When I was first thrown into life as a freshman at Penn last year, I was struck with a nauseating mix of euphoria and anxiety. During New Student Orientation, it was easy to get swept up in a flood of new faces, names, and prospective majors as everyone scrambled to lock down friends, clubs, and classes. The experience is utterly overwhelming. What makes it even harder is how difficult it is to open up to new people. Enter: My friends from high school. 

I felt better after even just a half hour conversation with a familiar face about the stress of moving in, making friends, and navigating a strange new campus. Finding a moment to stop and talk to someone who I didn’t need to provide my name and major to was incredibly refreshing, and made me feel less homesick and just a little bit more willing to meet some new people. Keeping in touch with my friends from back home helped keep me sane during my first semester at Penn, and proved to be an invaluable resource whenever I got overwhelmed. 

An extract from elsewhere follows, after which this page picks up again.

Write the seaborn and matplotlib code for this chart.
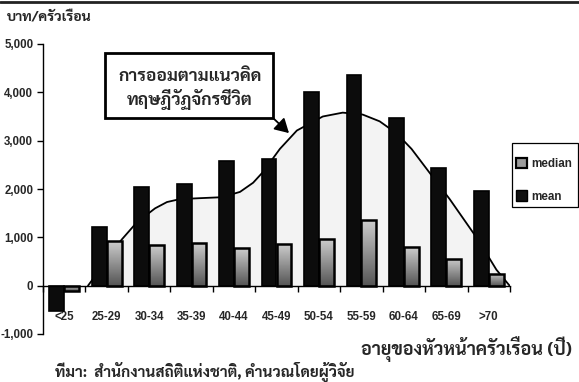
import numpy as np
import pandas as pd
import matplotlib
matplotlib.use("Agg")
import matplotlib.pyplot as plt
from matplotlib import font_manager
from matplotlib.lines import Line2D
from matplotlib.patches import Patch, Rectangle
import seaborn as sns

# ---- data -------------------------------------------------------------
age_groups = ["<25", "25-29", "30-34", "35-39", "40-44", "45-49",
              "50-54", "55-59", "60-64", "65-69", ">70"]
mean_saving = [-520, 1220, 2050, 2100, 2580, 2620, 4000, 4350, 3470, 2430, 1950]
median_saving = [-120, 930, 840, 880, 780, 860, 970, 1360, 790, 560, 250]

# life-cycle saving curve (x in category positions, y in baht/household)
cycle_x = [0.56, 0.72, 1.05, 1.36, 1.71, 2.14, 2.42, 2.72, 3.19, 3.71, 4.14,
           4.45, 4.68, 5.08, 5.48, 6.09, 6.56, 7.03, 7.43, 7.83, 8.18, 8.68,
           9.08, 9.74, 10.18, 10.49]
cycle_y = [0, 190, 620, 960, 1310, 1600, 1730, 1790, 1810, 1830, 1940,
           2130, 2350, 2830, 3210, 3500, 3580, 3540, 3400, 3150, 2830, 2250,
           1790, 960, 330, 0]

y_ticks = [-1000, 0, 1000, 2000, 3000, 4000, 5000]

# ---- fonts ------------------------------------------------------------
sns.set_theme(style="white")
bold_families = {f.name for f in font_manager.fontManager.ttflist
                 if f.weight in (700, "bold") and f.style == "normal"}
thai_font = next((f for f in ["Sarabun", "Noto Sans Thai Looped",
                              "IBM Plex Sans Thai Looped", "Niramit", "Krub",
                              "K2D", "Trirong"] if f in bold_families),
                 "DejaVu Sans")
latin = "Liberation Sans"
plt.rcParams["font.family"] = [latin, "DejaVu Sans"]
thai_family = [thai_font, latin]

W, H = 579, 382


def fx(px):
    return px / W


def fy(py):
    return 1 - py / H


# ---- figure -----------------------------------------------------------
fig = plt.figure(figsize=(5.79, 3.82), dpi=100)
ax = fig.add_axes([fx(43), fy(334), (510 - 43) / W, (334 - 44) / H])

df = pd.DataFrame({
    "age": age_groups * 2,
    "stat": ["mean"] * len(age_groups) + ["median"] * len(age_groups),
    "value": mean_saving + median_saving,
})

# curve with its shaded area, behind the bars
ax.fill_between(cycle_x, cycle_y, 0, color="#f3f3f3", zorder=0.3, lw=0)
ax.plot(cycle_x, cycle_y, color="black", lw=1.3, zorder=0.6)

sns.barplot(data=df, x="age", y="value", hue="stat", hue_order=["mean", "median"],
            palette={"mean": "#0c0c0c", "median": "#999999"}, order=age_groups,
            width=0.7, dodge=True, errorbar=None, legend=False, ax=ax,
            edgecolor="black", linewidth=1.0, zorder=2)

for p in ax.containers[0]:
    p.set_edgecolor("#000000")
    p.set_linewidth(1.2)

# median bars: vertical grey gradient
grad = np.linspace(0, 1, 64).reshape(-1, 1)
gcmap = matplotlib.colors.LinearSegmentedColormap.from_list(
    "g", ["#cccccc", "#555555"])
for p in ax.containers[1]:
    x0, y0 = p.get_x(), p.get_y()
    w, h = p.get_width(), p.get_height()
    p.set_facecolor("none")
    p.set_linewidth(1.8)
    p.set_zorder(3)
    ylo, yhi = min(y0, y0 + h), max(y0, y0 + h)
    im = ax.imshow(grad, extent=[x0, x0 + w, ylo, yhi], origin="upper",
                   cmap=gcmap, aspect="auto", zorder=2.5,
                   interpolation="bilinear")
    im.set_clip_path(p)

ax.set_xlim(-0.5, 10.5)
ax.set_ylim(-1000, 5000)
ax.set_xlabel("")
ax.set_ylabel("")

# axes styling
for s in ["top", "right"]:
    ax.spines[s].set_visible(False)
ax.spines["bottom"].set_position(("data", 0))
ax.spines["left"].set_position(("data", -0.5))
for s in ["bottom", "left"]:
    ax.spines[s].set_color("black")
    ax.spines[s].set_linewidth(1.0)
    ax.spines[s].set_zorder(4)

ax.set_yticks(y_ticks)
ax.set_yticklabels([f"{v:,}" for v in y_ticks], fontweight="bold", fontsize=8.3)
ax.tick_params(axis="y", direction="out", length=4, width=1, color="black",
               pad=3, left=True)

ax.set_xticks(range(len(age_groups)))
ax.set_xticklabels(age_groups, fontweight="bold", fontsize=8.3)
ax.set_xticks(np.arange(-0.5, 10.6, 1.0), minor=True)
ax.tick_params(axis="x", which="major", length=0, pad=18)
ax.tick_params(axis="x", which="minor", direction="out", length=4, width=1,
               color="black", bottom=True)
ax.grid(False)
ax.set_facecolor("none")

# legend with a plain rectangular frame
handles = [Patch(facecolor="#9a9a9a", edgecolor="black", lw=1.6, label="median"),
           Patch(facecolor="#111111", edgecolor="black", lw=1.0, label="mean")]
leg = fig.legend(handles=handles, loc="upper left",
                 bbox_to_anchor=(fx(516), fy(158)), frameon=False,
                 prop={"family": latin, "weight": "bold", "size": 8.4},
                 handlelength=0.95, handleheight=0.95, handletextpad=0.35,
                 labelspacing=1.75, borderpad=0, borderaxespad=0)
fig.add_artist(Rectangle((fx(512), fy(207)), (578 - 512) / W, (207 - 143) / H,
                         transform=fig.transFigure, fill=False,
                         ec="black", lw=0.9))

# annotation box with arrow
fig.add_artist(Rectangle((fx(105), fy(118)), (273 - 105) / W, (118 - 53) / H,
                         transform=fig.transFigure, fc="white", ec="black",
                         lw=2.0, zorder=5))
fig.text(fx(190), fy(89), "การออมตามแนวคิด\nทฤษฎีวัฏจักรชีวิต",
         family=thai_family, fontsize=12.5, fontweight="bold",
         ha="center", va="center", linespacing=1.25, zorder=6)
ax.annotate("", xy=(291, H - 135), xycoords="figure pixels",
            xytext=(272, H - 117), textcoords="figure pixels",
            arrowprops=dict(arrowstyle="-|>,head_length=0.7,head_width=0.4",
                            color="black", lw=1.3))

# titles and notes
fig.text(fx(7), fy(17), "บาท/ครัวเรือน", family=thai_family,
         fontsize=10.2, fontweight="bold", ha="left", va="center")
fig.text(fx(572), fy(349), "อายุของหัวหน้าครัวเรือน (ปี)",
         family=thai_family, fontsize=13, fontweight="bold",
         ha="right", va="center")
fig.text(fx(55), fy(372),
         "ที่มา:  สำนักงานสถิติแห่งชาติ, คำนวณโดยผู้วิจัย",
         family=thai_family, fontsize=11, fontweight="bold",
         ha="left", va="center")

# top rule
fig.add_artist(Line2D([0, 1], [fy(2), fy(2)], color="#222222",
                      lw=2, transform=fig.transFigure))

fig.savefig("out.png", dpi=100, facecolor="white")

NSO is the lawless first chapter of everyone’s Penn experience.  In between being on your own for the first time, the endless barrage of introductions, and the glut of parties every night, it’s very easy to lose sight of your identity. While of course it’s natural and healthy to reinvent yourself at college, you also don’t want to completely change yourself just to be more appealing to other people.

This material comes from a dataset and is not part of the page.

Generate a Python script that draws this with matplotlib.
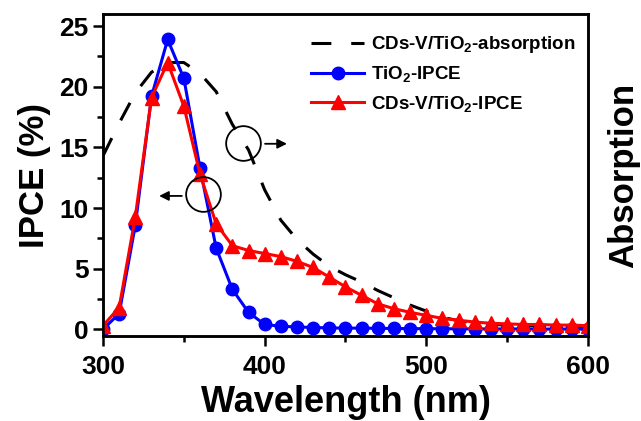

The best way to check-in and take inventory of that is to talk with your old crowd from high school. They can serve as a great tool for orienting yourself at Penn. One of the best pieces of advice an upperclassman ever gave me was that you know you’ve found good people at Penn if you can see them being friends with your people from back home. College will change you, but on a fundamental level you will always be you. If the friends you make at Penn are radically different from your lifelong friends back home, you might want to consider if you’re genuinely being you, or just putting up a front to try and make people like you. 

Of course, it takes time to find your people at Penn, and for many that’s a journey that can last for months or beyond freshman year. In the meantime, while you’re trying to find your place at Penn, you can always take solace in speaking with  your home friends, who are almost certainly grappling with the same challenges that you are and would love to hear how you’re doing. 

And on that point: Although you’re certainly going to have a lot on your plate with adapting to college life, you won’t know if your friends at other schools are struggling or not unless you reach out and ask them. Friendship is a two way street, and if you expect your old friends to support you and be involved in your life long term, you need to do the same for them. A text or phone call from you out of the blue could be just the thing to brighten their day, and then they’re more likely to return the favor for you when you’ve hit a rough patch at school. 

This is not to say that you should devote all of your time to your old friends to the detriment of making new ones. Although it’s good and comforting to stay in touch, Penn will ultimately not feel like home until you find a person or a group of people on campus who you can count on to have your back. 

Starting college is a daunting experience, but it is especially so at Penn. The “work hard, play hard” culture of this university is not very healthy and it is not very easy to get used to. Carving out friendships and a sense of home in the midst of that can be incredibly challenging. Having someone who is outside of the Penn bubble to vent to is invaluable, and will help keep you sane throughout all the crazy shenanigans that you’ll get into at this school. 

In spite of this campus’ sometimes toxic culture, you will almost certainly make lifelong friends here. Just make sure that you don’t forget the lifelong friends that you already have.